I have a working lambda function in Python that computes the highest similarity between each string in dataset1 and the strings in dataset2. During an iteration, it writes the string, the best match and the similarity together with some other information to bigquery. There is no return value, as the purpose of the function is to insert a row into a bigquery dataset. This process takes rather long which is why I wanted to use Pyspark and Dataproc to speed up the process.
Converting the pandas dataframes to spark was easy. I am having trouble to register my udf, because it has no return value and pyspark requires one. In addition I don't understand how to map the 'apply' function in python to the pyspark variant. So basically my question is how to transform the python code below to work on a spark dataframe.

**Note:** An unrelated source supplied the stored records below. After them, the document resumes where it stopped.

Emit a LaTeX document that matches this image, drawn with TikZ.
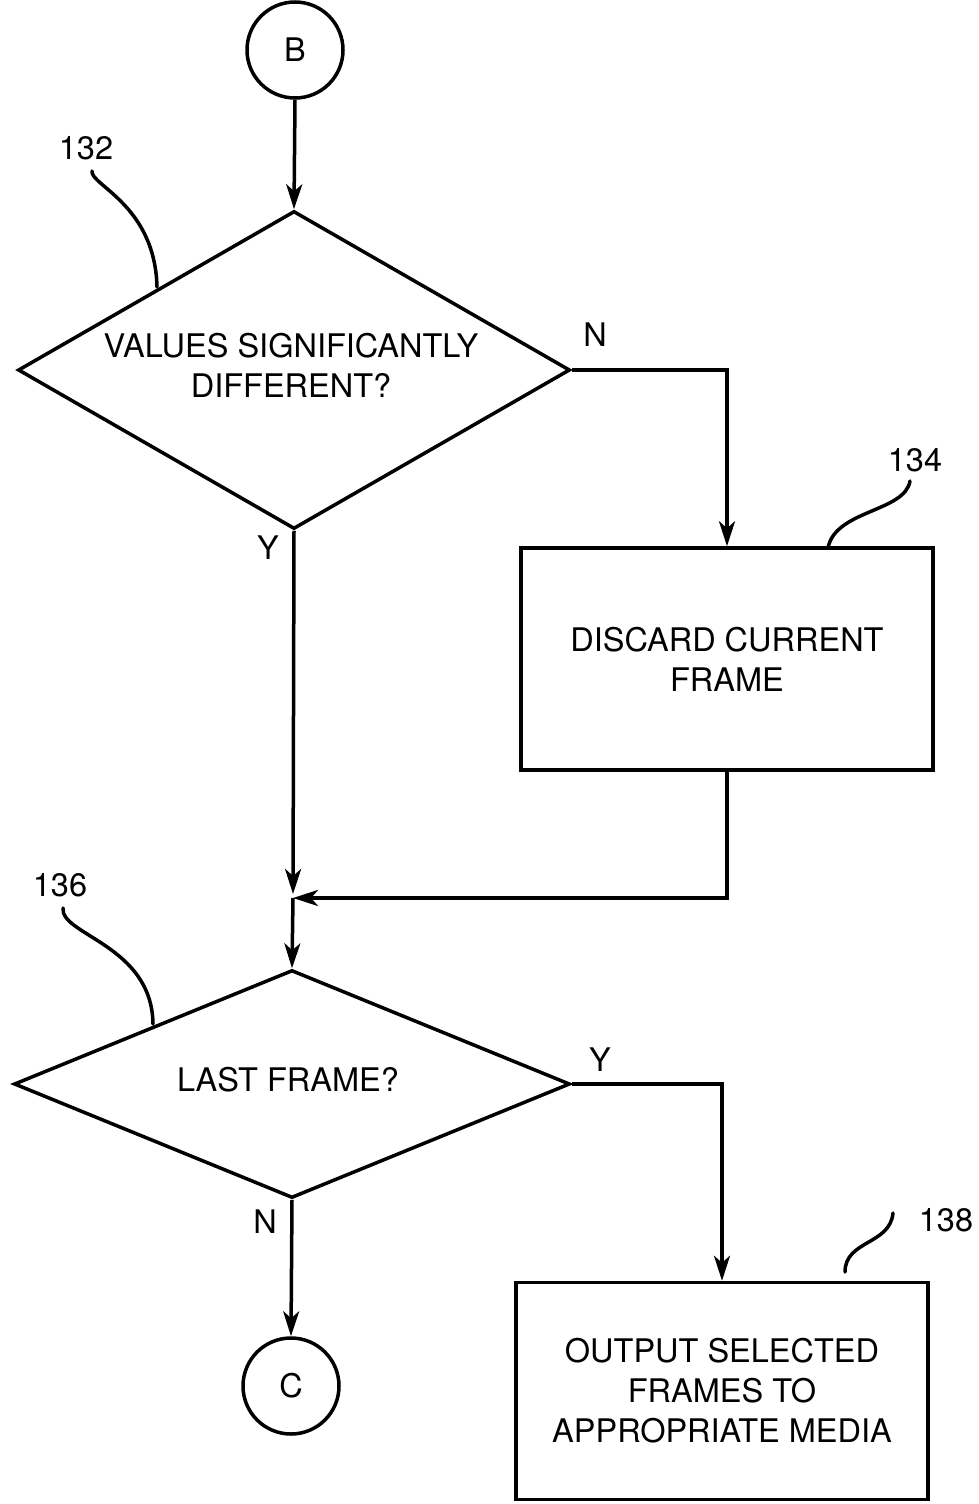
\documentclass[tikz,border=0pt]{standalone}
\usepackage{fontspec}
\setmainfont{TeX Gyre Heros}
\usetikzlibrary{shapes.geometric,arrows.meta}
\begin{document}
\begin{tikzpicture}[x=1pt,y=-1pt,
  every node/.style={font=\fontsize{32.5}{40}\selectfont},
  ln/.style={line width=3.5pt},
  arr/.style={ln,-{Stealth[length=25pt,width=16pt,inset=7pt]}},
  conn/.style={draw,circle,ln,minimum size=96pt,inner sep=0pt},
  dia/.style={draw,diamond,ln,inner sep=0pt,aspect=1},
  stepbox/.style={draw,rectangle,ln,inner sep=0pt,align=center},
  txt/.style={align=center,inner sep=0pt},
  callout/.style={line width=3.5pt,line cap=round}
]
\useasboundingbox (0,0) rectangle (979,1504);
% nodes
\node[conn] (B) at (295,50) {B};
\node[dia,minimum width=552pt,minimum height=318pt] (d1) at (294,370) {};
\node[txt] (t1) at (291,365) {VALUES SIGNIFICANTLY\\DIFFERENT?};
\node[stepbox,minimum width=412pt,minimum height=222pt] (b134) at (727,659) {DISCARD CURRENT\\FRAME};
\coordinate (j) at (293,898);
\node[dia,minimum width=556pt,minimum height=228pt] (d2) at (292,1084) {};
\node[txt] (t2) at (288,1080) {LAST FRAME?};
\node[stepbox,minimum width=412pt,minimum height=217pt] (b138) at (722,1391) {OUTPUT SELECTED\\FRAMES TO\\APPROPRIATE MEDIA};
\node[conn] (C) at (291,1386) {C};
% labels
\node[txt] (n1) at (595,335) {N};
\node[txt] (y1) at (268,548) {Y};
\node[txt] (y2) at (600,1060) {Y};
\node[txt] (n2) at (265,1222) {N};
\node[txt] (l132) at (86,148) {132};
\node[txt] (l134) at (915,460) {134};
\node[txt] (l136) at (60,885) {136};
\node[txt] (l138) at (946,1220) {138};
% connectors
\draw[arr] (B.south) -- (d1.north);
\draw[arr] (d1.east) -| (b134.north);
\draw[arr,shorten >=4pt] (d1.south) -- (j);
\draw[arr] (b134.south) |- (j);
\draw[arr] (j) -- (d2.north);
\draw[arr] (d2.east) -| (b138.north);
\draw[arr] (d2.south) -- (C.north);
% callouts
\coordinate (c132a) at (92,171);
\coordinate (c132b) at (157,287);
\draw[callout] (c132a) .. controls (90,185) and (155,205) .. (c132b);
\coordinate (c136a) at (63,908);
\coordinate (c136b) at (153,1024);
\draw[callout] (c136a) .. controls (60,935) and (152,945) .. (c136b);
\coordinate (c134a) at (910,481);
\coordinate (c134b) at (828,548);
\draw[callout] (c134a) .. controls (905,512) and (835,510) .. (c134b);
\coordinate (c138a) at (893,1213);
\coordinate (c138b) at (845,1272);
\draw[callout] (c138a) .. controls (890,1245) and (845,1240) .. (c138b);
\end{tikzpicture}
\end{document}
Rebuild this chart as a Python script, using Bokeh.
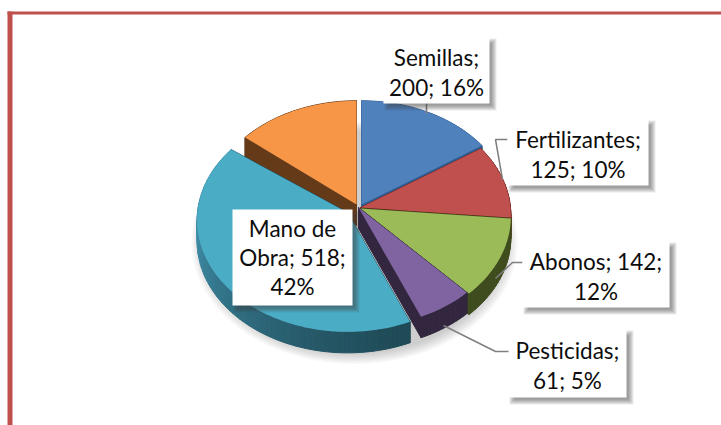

The following code works in a regular Python environment:
def embargomatch(name, code, embargo_names):
find best match
insert best match and additional information to bigquery
customer_names.apply(lambda x: embargoMatch(x['name'], x['customer_code'],embargo_names),axis=1)
Because pyspark requires a return type, I added 'return 1' to the udf and tried the following:
customer_names = spark.createDataFrame(customer_names)
from pyspark.sql.types import IntegerType
embargo_match_udf = udf(lambda x: embargoMatch(x['name'], x['customer_code'],embargo_names), IntegerType())
Now i'm stuck trying to apply the select function, as I don't know what parameters to give.